Fast zeitgleich wurde mit der Relativitätstheorie eine andere Säule der Physik errichtet: die Quantentheorie. Diese Theorie revolutionierte viele wohl etablierte Begriffe der Physik: Determinismus, Messprozess, Teilchen, Welle und Energie erhielten eine neue Definition und Interpretation. Viele physikalische Eigenschaften erwiesen sich als diskontinuierlich, diskret. Sie bestehen aus Quanten. In der speziell relativistischen Erweiterung der Quantenmechanik Paul Diracs findet man eine neue Teilcheneigenschaft, die den Bau und die Erscheinung der Materie dominiert: Spin. Ganzzahliger oder halbzahliger Spin teilt den Teilchenzoo in die zwei großen Gruppen Bosonen und Fermionen. Sie haben grundsätzlich unterschiedliches Verhalten in der Quantenstatistik, was sich im Spin-Statistik-Theorem niederschlägt. Die Bedeutung der Quantentheorie für den Zeitbegriff ist marginaler Natur. An sich impliziert die Quantentheorie selbst keine neuen Zeitbegriffe.

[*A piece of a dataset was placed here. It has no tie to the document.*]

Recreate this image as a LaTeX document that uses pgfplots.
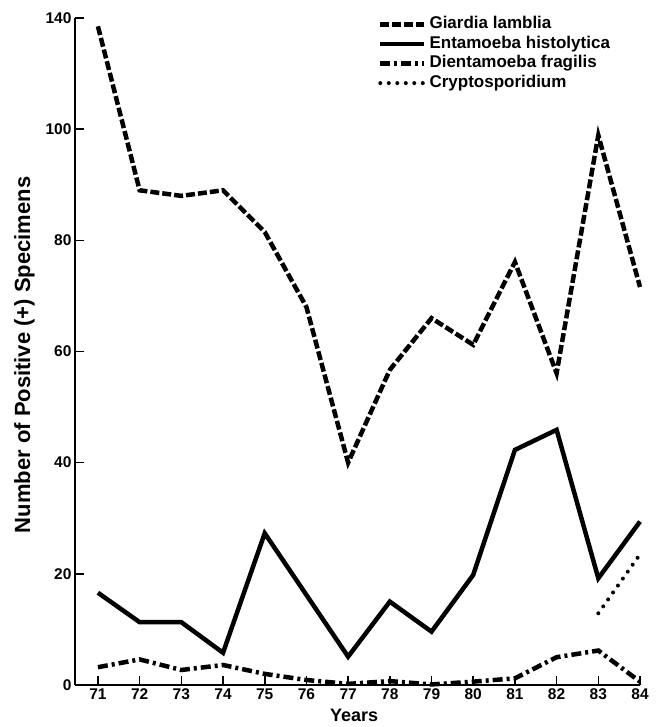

Erst eine Vereinigung der Konzepte der Allgemeinen Relativitätstheorie mit denjenigen der Quantenmechanik führt auf eine neue Natur der Zeit: die quantisierte Zeit. Die Theorie, die sich an der 'Verschmelzung beider Säulen der Physik' versucht, heißt Loop-Quantengravitation. In der bildhaften Sprache kann sie als 'Dach der Physik' angesehen werden. Sie nimmt Gesetze der Quantenwelt – wie die Heisenbergsche Unschärfe und das Pauli-Prinzip - ebenso ernst, wie die Gesetze der relativistischen Welt – wie Konstanz der Lichtgeschwindigkeit und Diffeomorphismusinvarianz. Dann resultiert zwingend, dass die Zeit in diskrete Portionen auf der Planck-Skala eingeteilt ist. Es gebe Zeitquanten einer Länge von 10-43 Sekunden. Die Verwendung des Konjunktivs im letzten Satz wurde mit Bedacht gewählt, denn die Loop-Quantengravitation ist keine bewährte Theorie. Die Gesetzmäßigkeiten der Wissenschaftstheorie erfordern nun sorgfältige Hypothesentests, die die neuen Loop-Konzepte auf eine Bewährungsprobe stellen. Sie kann sich nur bewähren, indem sie nicht falsifiziert werden kann. Gelingt dies, darf man von einer quantisierten Zeit sprechen – bislang ist das nur eine elegante Spekulation.